Has The Cyberwar Threat Been Exaggerated?
Intelligence Squared U.S. (NPR)
As succeeding presidential administrations and leaders in the Pentagon devote increasing resources to defending U.S. computer networks and planning for potential cyber warfare, some observers are questioning whether the cyber threat has been overstated.
While risks do exist, they say, most of them don't truly rise to the level of war. And framing the debate in war terms could provide justification for the U.S. intelligence community to assert greater authority over what people can do on the Internet, they argue.
But those who warn of the country's cyber vulnerabilities argue that criminals, hackers and other nations pose a great threat to disrupt and destroy the data networks the U.S. relies on so heavily — and strong defenses are essential.
Those debating were:
FOR THE MOTION
Marc Rotenberg is executive director of the Electronic Privacy Information Center in Washington, D.C. He teaches information privacy law at Georgetown University Law Center and has testified before Congress on many issues, including access to information, encryption policy, consumer protection, computer security and communications privacy. He testified before the 9/11 Commission on "Security and Liberty: Protecting Privacy, Preventing Terrorism." He has served on several national and international advisory panels, including the expert panel on cryptography policy and computer security for the Organization for Economic Cooperation and Development.

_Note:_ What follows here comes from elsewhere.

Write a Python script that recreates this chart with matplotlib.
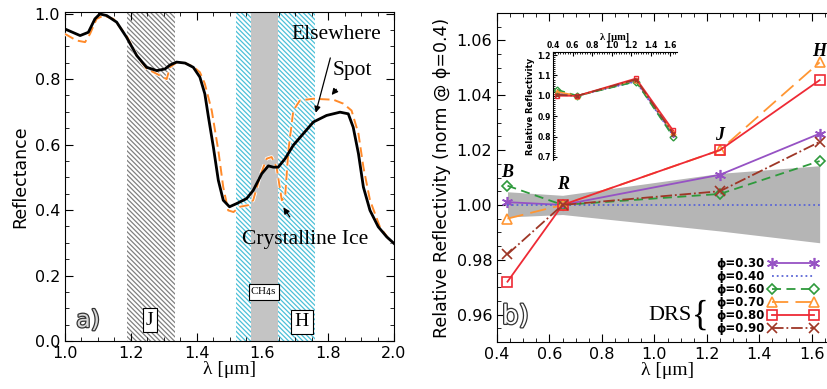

Bruce Schneier is an internationally renowned security technologist, referred to by The Economist as a "security guru." He is the author of nine books — including the best-sellers Beyond Fear, Secrets and Lies and Applied Cryptography — as well as hundreds of articles and essays, and many more academic papers. His influential newsletter Crypto-Gram and his blog Schneier on Security are read by more than 250,000 people. Schneier is the chief security technology officer of BT.
AGAINST THE MOTION
John M. "Mike" McConnell, a retired vice admiral, is executive vice president and leader of the national security business for Booz Allen Hamilton and is a member of the firm's leadership team. McConnell previously served from 2007-09 as U.S. director of national intelligence, a position of Cabinet rank under presidents George W. Bush and Barack Obama. As DNI, he served as the principal intelligence adviser to the president and as a member of the U.S. National Security Council. McConnell's career has spanned more than 40 years, focusing on international developments and foreign intelligence issues, including 29 years as a career intelligence officer in the U.S. Navy.
Jonathan Zittrain is professor of law at Harvard Law School, where he co-founded its Berkman Center for Internet & Society, and is a member of the Board of Trustees of the Internet Society. Previously, he was professor of Internet governance and regulation at Oxford University. He performed the first large-scale tests of Internet filtering in China and Saudi Arabia in 2002, and now as part of the OpenNet Initiative, he has co-edited a study of Internet filtering by national governments, "Access Denied: The Practice and Policy of Global Internet Filtering."